§ **DATA PROVIDED**
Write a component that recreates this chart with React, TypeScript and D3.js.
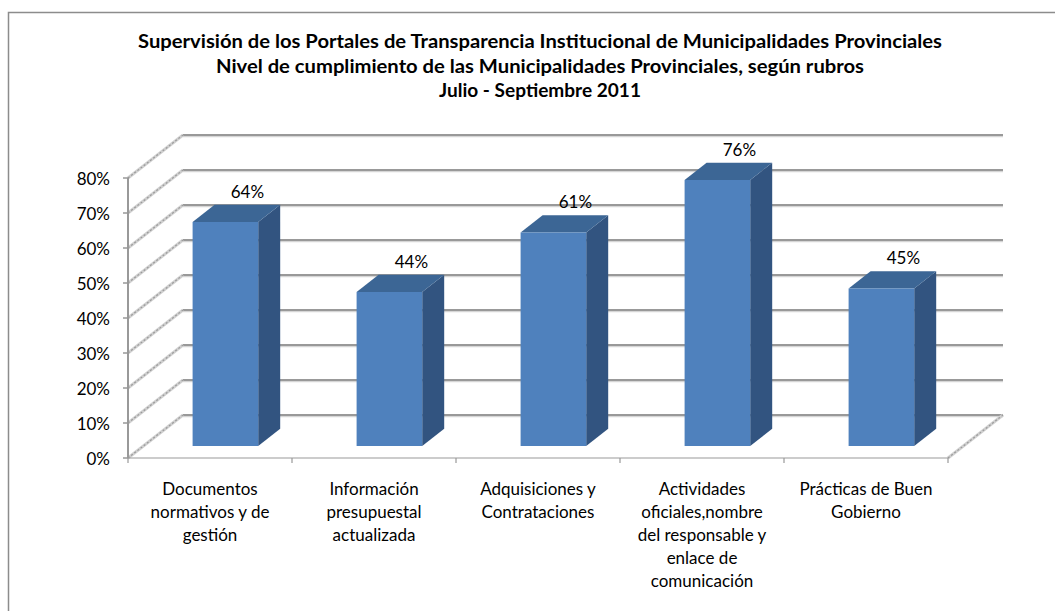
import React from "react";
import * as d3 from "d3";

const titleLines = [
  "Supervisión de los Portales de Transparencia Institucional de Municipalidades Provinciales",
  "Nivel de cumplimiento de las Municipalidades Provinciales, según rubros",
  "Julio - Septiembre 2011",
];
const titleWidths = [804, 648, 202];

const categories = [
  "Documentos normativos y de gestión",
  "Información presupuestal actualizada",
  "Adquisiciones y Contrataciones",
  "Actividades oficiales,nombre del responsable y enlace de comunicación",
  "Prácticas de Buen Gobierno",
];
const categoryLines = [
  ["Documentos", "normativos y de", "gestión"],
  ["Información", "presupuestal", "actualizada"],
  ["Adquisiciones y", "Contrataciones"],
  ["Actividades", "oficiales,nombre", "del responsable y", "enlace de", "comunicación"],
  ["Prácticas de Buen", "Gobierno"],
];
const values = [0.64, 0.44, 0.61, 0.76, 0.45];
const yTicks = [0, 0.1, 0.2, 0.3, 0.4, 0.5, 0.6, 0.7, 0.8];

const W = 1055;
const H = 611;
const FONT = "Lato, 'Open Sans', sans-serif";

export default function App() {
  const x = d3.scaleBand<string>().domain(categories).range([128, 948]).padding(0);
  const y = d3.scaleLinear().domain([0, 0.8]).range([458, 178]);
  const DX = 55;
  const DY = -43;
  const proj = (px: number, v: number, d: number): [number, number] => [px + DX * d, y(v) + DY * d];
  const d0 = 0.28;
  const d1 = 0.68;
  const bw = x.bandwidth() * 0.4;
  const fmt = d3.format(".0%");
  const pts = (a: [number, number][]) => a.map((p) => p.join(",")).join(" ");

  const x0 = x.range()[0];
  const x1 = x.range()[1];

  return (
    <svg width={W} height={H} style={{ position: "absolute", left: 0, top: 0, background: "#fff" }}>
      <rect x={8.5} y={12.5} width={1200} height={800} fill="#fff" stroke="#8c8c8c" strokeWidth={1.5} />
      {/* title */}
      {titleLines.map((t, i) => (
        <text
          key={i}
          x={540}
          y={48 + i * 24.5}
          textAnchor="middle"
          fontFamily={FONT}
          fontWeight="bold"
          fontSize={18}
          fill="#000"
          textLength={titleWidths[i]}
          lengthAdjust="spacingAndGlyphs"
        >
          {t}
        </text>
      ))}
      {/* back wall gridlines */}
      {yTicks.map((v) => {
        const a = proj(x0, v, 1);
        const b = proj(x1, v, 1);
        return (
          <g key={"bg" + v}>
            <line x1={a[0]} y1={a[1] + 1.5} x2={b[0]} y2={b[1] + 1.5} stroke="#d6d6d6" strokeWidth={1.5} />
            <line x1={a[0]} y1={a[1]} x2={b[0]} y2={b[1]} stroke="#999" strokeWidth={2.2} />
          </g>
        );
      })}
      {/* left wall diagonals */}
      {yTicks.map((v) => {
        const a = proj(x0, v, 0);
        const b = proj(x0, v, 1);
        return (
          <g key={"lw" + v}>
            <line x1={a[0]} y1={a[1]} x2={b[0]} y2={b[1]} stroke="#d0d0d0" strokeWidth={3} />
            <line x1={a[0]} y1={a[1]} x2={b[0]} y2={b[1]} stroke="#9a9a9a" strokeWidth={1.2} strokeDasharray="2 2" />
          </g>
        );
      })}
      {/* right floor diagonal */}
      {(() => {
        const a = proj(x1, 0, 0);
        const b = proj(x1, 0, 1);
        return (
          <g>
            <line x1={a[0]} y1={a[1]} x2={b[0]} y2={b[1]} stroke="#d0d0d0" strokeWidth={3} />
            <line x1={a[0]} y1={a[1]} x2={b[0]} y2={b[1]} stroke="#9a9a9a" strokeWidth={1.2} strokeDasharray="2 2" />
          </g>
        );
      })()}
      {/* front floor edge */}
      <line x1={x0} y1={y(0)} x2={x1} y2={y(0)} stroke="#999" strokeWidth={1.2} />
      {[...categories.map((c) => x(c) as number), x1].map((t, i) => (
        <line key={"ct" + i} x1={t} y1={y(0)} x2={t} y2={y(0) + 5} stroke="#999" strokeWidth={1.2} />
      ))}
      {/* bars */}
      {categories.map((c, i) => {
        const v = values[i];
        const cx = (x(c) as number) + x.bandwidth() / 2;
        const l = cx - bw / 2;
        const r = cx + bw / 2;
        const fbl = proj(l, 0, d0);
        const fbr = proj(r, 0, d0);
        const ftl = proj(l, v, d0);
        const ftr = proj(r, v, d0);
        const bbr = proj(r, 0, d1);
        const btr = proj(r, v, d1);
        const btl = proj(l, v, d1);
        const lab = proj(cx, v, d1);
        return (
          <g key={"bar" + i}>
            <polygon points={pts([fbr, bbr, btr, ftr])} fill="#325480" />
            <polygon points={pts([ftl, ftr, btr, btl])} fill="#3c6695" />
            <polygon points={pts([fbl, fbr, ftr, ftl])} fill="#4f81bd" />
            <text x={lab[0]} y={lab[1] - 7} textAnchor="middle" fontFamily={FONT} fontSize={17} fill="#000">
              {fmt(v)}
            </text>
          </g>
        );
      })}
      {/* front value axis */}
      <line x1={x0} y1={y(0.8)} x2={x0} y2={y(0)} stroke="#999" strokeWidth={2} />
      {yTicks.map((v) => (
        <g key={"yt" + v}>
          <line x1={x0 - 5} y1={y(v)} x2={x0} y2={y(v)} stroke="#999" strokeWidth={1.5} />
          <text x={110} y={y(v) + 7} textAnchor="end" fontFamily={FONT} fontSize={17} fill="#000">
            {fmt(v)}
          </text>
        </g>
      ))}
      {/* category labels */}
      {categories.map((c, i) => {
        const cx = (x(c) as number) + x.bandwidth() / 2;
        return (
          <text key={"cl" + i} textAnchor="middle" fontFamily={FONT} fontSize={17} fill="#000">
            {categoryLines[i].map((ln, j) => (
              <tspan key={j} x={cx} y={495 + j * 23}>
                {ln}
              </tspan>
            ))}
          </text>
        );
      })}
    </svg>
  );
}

§ **EXERCISE INSTRUCTIONS**
Please set down each line of the data above exactly as written, without the pictures.

§ **RESULT OF THE TASK**
Write a component that recreates this chart with React, TypeScript and D3.js.
import React from "react";
import * as d3 from "d3";

const titleLines = [
  "Supervisión de los Portales de Transparencia Institucional de Municipalidades Provinciales",
  "Nivel de cumplimiento de las Municipalidades Provinciales, según rubros",
  "Julio - Septiembre 2011",
];
const titleWidths = [804, 648, 202];

const categories = [
  "Documentos normativos y de gestión",
  "Información presupuestal actualizada",
  "Adquisiciones y Contrataciones",
  "Actividades oficiales,nombre del responsable y enlace de comunicación",
  "Prácticas de Buen Gobierno",
];
const categoryLines = [
  ["Documentos", "normativos y de", "gestión"],
  ["Información", "presupuestal", "actualizada"],
  ["Adquisiciones y", "Contrataciones"],
  ["Actividades", "oficiales,nombre", "del responsable y", "enlace de", "comunicación"],
  ["Prácticas de Buen", "Gobierno"],
];
const values = [0.64, 0.44, 0.61, 0.76, 0.45];
const yTicks = [0, 0.1, 0.2, 0.3, 0.4, 0.5, 0.6, 0.7, 0.8];

const W = 1055;
const H = 611;
const FONT = "Lato, 'Open Sans', sans-serif";

export default function App() {
  const x = d3.scaleBand<string>().domain(categories).range([128, 948]).padding(0);
  const y = d3.scaleLinear().domain([0, 0.8]).range([458, 178]);
  const DX = 55;
  const DY = -43;
  const proj = (px: number, v: number, d: number): [number, number] => [px + DX * d, y(v) + DY * d];
  const d0 = 0.28;
  const d1 = 0.68;
  const bw = x.bandwidth() * 0.4;
  const fmt = d3.format(".0%");
  const pts = (a: [number, number][]) => a.map((p) => p.join(",")).join(" ");

  const x0 = x.range()[0];
  const x1 = x.range()[1];

  return (
    <svg width={W} height={H} style={{ position: "absolute", left: 0, top: 0, background: "#fff" }}>
      <rect x={8.5} y={12.5} width={1200} height={800} fill="#fff" stroke="#8c8c8c" strokeWidth={1.5} />
      {/* title */}
      {titleLines.map((t, i) => (
        <text
          key={i}
          x={540}
          y={48 + i * 24.5}
          textAnchor="middle"
          fontFamily={FONT}
          fontWeight="bold"
          fontSize={18}
          fill="#000"
          textLength={titleWidths[i]}
          lengthAdjust="spacingAndGlyphs"
        >
          {t}
        </text>
      ))}
      {/* back wall gridlines */}
      {yTicks.map((v) => {
        const a = proj(x0, v, 1);
        const b = proj(x1, v, 1);
        return (
          <g key={"bg" + v}>
            <line x1={a[0]} y1={a[1] + 1.5} x2={b[0]} y2={b[1] + 1.5} stroke="#d6d6d6" strokeWidth={1.5} />
            <line x1={a[0]} y1={a[1]} x2={b[0]} y2={b[1]} stroke="#999" strokeWidth={2.2} />
          </g>
        );
      })}
      {/* left wall diagonals */}
      {yTicks.map((v) => {
        const a = proj(x0, v, 0);
        const b = proj(x0, v, 1);
        return (
          <g key={"lw" + v}>
            <line x1={a[0]} y1={a[1]} x2={b[0]} y2={b[1]} stroke="#d0d0d0" strokeWidth={3} />
            <line x1={a[0]} y1={a[1]} x2={b[0]} y2={b[1]} stroke="#9a9a9a" strokeWidth={1.2} strokeDasharray="2 2" />
          </g>
        );
      })}
      {/* right floor diagonal */}
      {(() => {
        const a = proj(x1, 0, 0);
        const b = proj(x1, 0, 1);
        return (
          <g>
            <line x1={a[0]} y1={a[1]} x2={b[0]} y2={b[1]} stroke="#d0d0d0" strokeWidth={3} />
            <line x1={a[0]} y1={a[1]} x2={b[0]} y2={b[1]} stroke="#9a9a9a" strokeWidth={1.2} strokeDasharray="2 2" />
          </g>
        );
      })()}
      {/* front floor edge */}
      <line x1={x0} y1={y(0)} x2={x1} y2={y(0)} stroke="#999" strokeWidth={1.2} />
      {[...categories.map((c) => x(c) as number), x1].map((t, i) => (
        <line key={"ct" + i} x1={t} y1={y(0)} x2={t} y2={y(0) + 5} stroke="#999" strokeWidth={1.2} />
      ))}
      {/* bars */}
      {categories.map((c, i) => {
        const v = values[i];
        const cx = (x(c) as number) + x.bandwidth() / 2;
        const l = cx - bw / 2;
        const r = cx + bw / 2;
        const fbl = proj(l, 0, d0);
        const fbr = proj(r, 0, d0);
        const ftl = proj(l, v, d0);
        const ftr = proj(r, v, d0);
        const bbr = proj(r, 0, d1);
        const btr = proj(r, v, d1);
        const btl = proj(l, v, d1);
        const lab = proj(cx, v, d1);
        return (
          <g key={"bar" + i}>
            <polygon points={pts([fbr, bbr, btr, ftr])} fill="#325480" />
            <polygon points={pts([ftl, ftr, btr, btl])} fill="#3c6695" />
            <polygon points={pts([fbl, fbr, ftr, ftl])} fill="#4f81bd" />
            <text x={lab[0]} y={lab[1] - 7} textAnchor="middle" fontFamily={FONT} fontSize={17} fill="#000">
              {fmt(v)}
            </text>
          </g>
        );
      })}
      {/* front value axis */}
      <line x1={x0} y1={y(0.8)} x2={x0} y2={y(0)} stroke="#999" strokeWidth={2} />
      {yTicks.map((v) => (
        <g key={"yt" + v}>
          <line x1={x0 - 5} y1={y(v)} x2={x0} y2={y(v)} stroke="#999" strokeWidth={1.5} />
          <text x={110} y={y(v) + 7} textAnchor="end" fontFamily={FONT} fontSize={17} fill="#000">
            {fmt(v)}
          </text>
        </g>
      ))}
      {/* category labels */}
      {categories.map((c, i) => {
        const cx = (x(c) as number) + x.bandwidth() / 2;
        return (
          <text key={"cl" + i} textAnchor="middle" fontFamily={FONT} fontSize={17} fill="#000">
            {categoryLines[i].map((ln, j) => (
              <tspan key={j} x={cx} y={495 + j * 23}>
                {ln}
              </tspan>
            ))}
          </text>
        );
      })}
    </svg>
  );
}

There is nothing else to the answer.